Брюс не знал об этой нечестной игре Аврамова и писал Петру, который находился все еще во Франции, жалуясь на непонятную задержку в печатании. Кроме того, летом 1717 года Брюс был занят переводом не только „Космотеороса“. Одновременно по заказу царя он переводит Голландскую грамматику и Азбуку для детей.
Аврамов рассказывал, как по приезде царя из Европы он „взял эту сумасбродную книгу и дрожащими руками положил ее перед его высочеством и рассказал ему, что книжища эта самая противная Богу, самая отвратительная. Она заслуживает только одного — быть сожженной вместе с ее взбешенным, лживым переводчиком Брюсом“.
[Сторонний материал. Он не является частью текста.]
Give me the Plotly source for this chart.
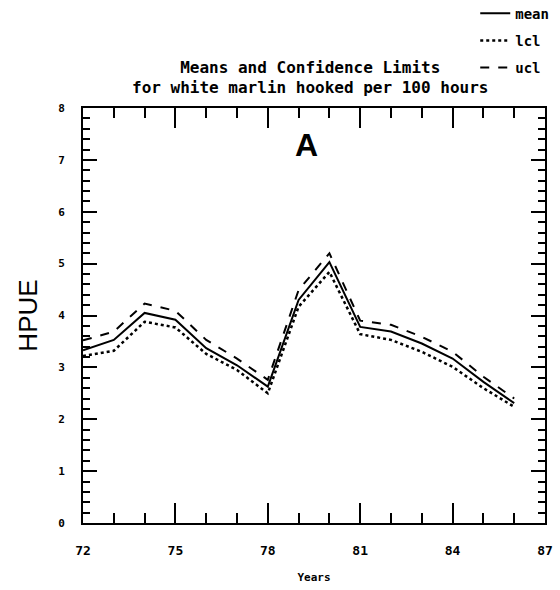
import plotly.graph_objects as go

years = [72, 73, 74, 75, 76, 77, 78, 79, 80, 81, 82, 83, 84, 85, 86]
mean = [3.33, 3.53, 4.05, 3.92, 3.37, 3.04, 2.63, 4.30, 5.03, 3.78, 3.69, 3.46, 3.17, 2.72, 2.31]
lcl = [3.22, 3.32, 3.88, 3.77, 3.26, 2.95, 2.50, 4.17, 4.84, 3.64, 3.53, 3.30, 3.01, 2.60, 2.24]
ucl = [3.52, 3.69, 4.23, 4.09, 3.53, 3.17, 2.76, 4.49, 5.20, 3.90, 3.82, 3.59, 3.30, 2.82, 2.40]

x_ticks = [72, 75, 78, 81, 84, 87]
x_labels = ["72", "75", "78", "81", "84", "87"]
y_ticks = [0, 1, 2, 3, 4, 5, 6, 7, 8]

FONT = "DejaVu Sans Mono"

fig = go.Figure()
fig.add_trace(go.Scatter(x=years, y=mean, mode="lines", name="mean", legendgroup="a",
                         line=dict(color="black", width=2, dash="solid")))
fig.add_trace(go.Scatter(x=years, y=lcl, mode="lines", name="lcl", legendgroup="b",
                         line=dict(color="black", width=2.5, dash="dot")))
fig.add_trace(go.Scatter(x=years, y=ucl, mode="lines", name="ucl", legendgroup="c",
                         line=dict(color="black", width=2, dash="dash")))

fig.add_annotation(x=79.27, y=7.28, text="<b>A</b>", showarrow=False,
                   font=dict(family="Liberation Sans", size=32, color="black"))

fig.update_layout(
    width=560, height=590,
    margin=dict(l=83, r=15, t=108, b=67, autoexpand=False),
    paper_bgcolor="white", plot_bgcolor="white",
    showlegend=True,
    legend=dict(x=0.849, y=1.266, xanchor="left", yanchor="top", xref="paper", yref="paper",
                font=dict(family=FONT, size=14, color="black", weight="bold"),
                itemwidth=30, tracegroupgap=6, traceorder="grouped",
                bgcolor="rgba(0,0,0,0)"),
    title=dict(text="Means and Confidence Limits<br>for white marlin hooked per 100 hours",
               x=0.554, xref="container", xanchor="center",
               y=0.877, yref="container", yanchor="top",
               font=dict(family=FONT, size=16, color="black", weight="bold")),
    font=dict(family=FONT, color="black"),
)

fig.update_xaxes(
    range=[72, 87], tickvals=x_ticks, ticktext=x_labels,
    ticks="inside", ticklen=20, tickwidth=2, tickcolor="black",
    minor=dict(dtick=1, ticks="inside", ticklen=10, tickwidth=2, tickcolor="black"),
    showline=True, linecolor="black", linewidth=2, mirror="allticks",
    showgrid=False, zeroline=False, automargin=False,
    tickfont=dict(family=FONT, size=13, color="black", weight="bold"),
    ticklabelstandoff=14,
    title=dict(text="Years", standoff=17,
               font=dict(family=FONT, size=11, color="black", weight="bold")),
)
fig.update_yaxes(
    range=[0, 8], tickvals=y_ticks,
    ticks="inside", ticklen=14, tickwidth=2, tickcolor="black",
    minor=dict(dtick=0.2, ticks="inside", ticklen=7, tickwidth=2, tickcolor="black"),
    showline=True, linecolor="black", linewidth=2, mirror="allticks",
    showgrid=False, zeroline=False, automargin=False,
    tickfont=dict(family=FONT, size=11, color="black", weight="bold"),
    ticklabelstandoff=14,
    title=dict(text="HPUE", standoff=13,
               font=dict(family="Liberation Sans", size=26, color="black")),
)

fig.write_html("out.html")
Как пишет далее Аврамов, „царь выслушал его и, забрав книгу, долго обдумывал этот вопрос… Прошло две недели никакого приказа распространять ее в народе не последовало“. Конечно, „не последовало“, так как Петр прибыл из-за границы с уверенностью, что перевод напечатан, как было условлено, и вторично давать указание о „распространении ее в народе“ не имело смысла. Но Аврамов не мог лишить себя удовольствия сказать: „…царь указал вернуть ‘Космотеорос’ бешеному переводчику Брюсу, чтобы он отослал все экземпляры в Голландию, а также и все тридцать напечатанных книг“.
Написанная много лет спустя петиция Аврамова выглядит скорее как оправдание, нежели как попытка описать действительные события. Но описание разговора с Петром вряд ли было преувеличением со стороны Аврамова. Оно было включено умышленно с вполне определенной целью: показать важность своей роли общественного цензора.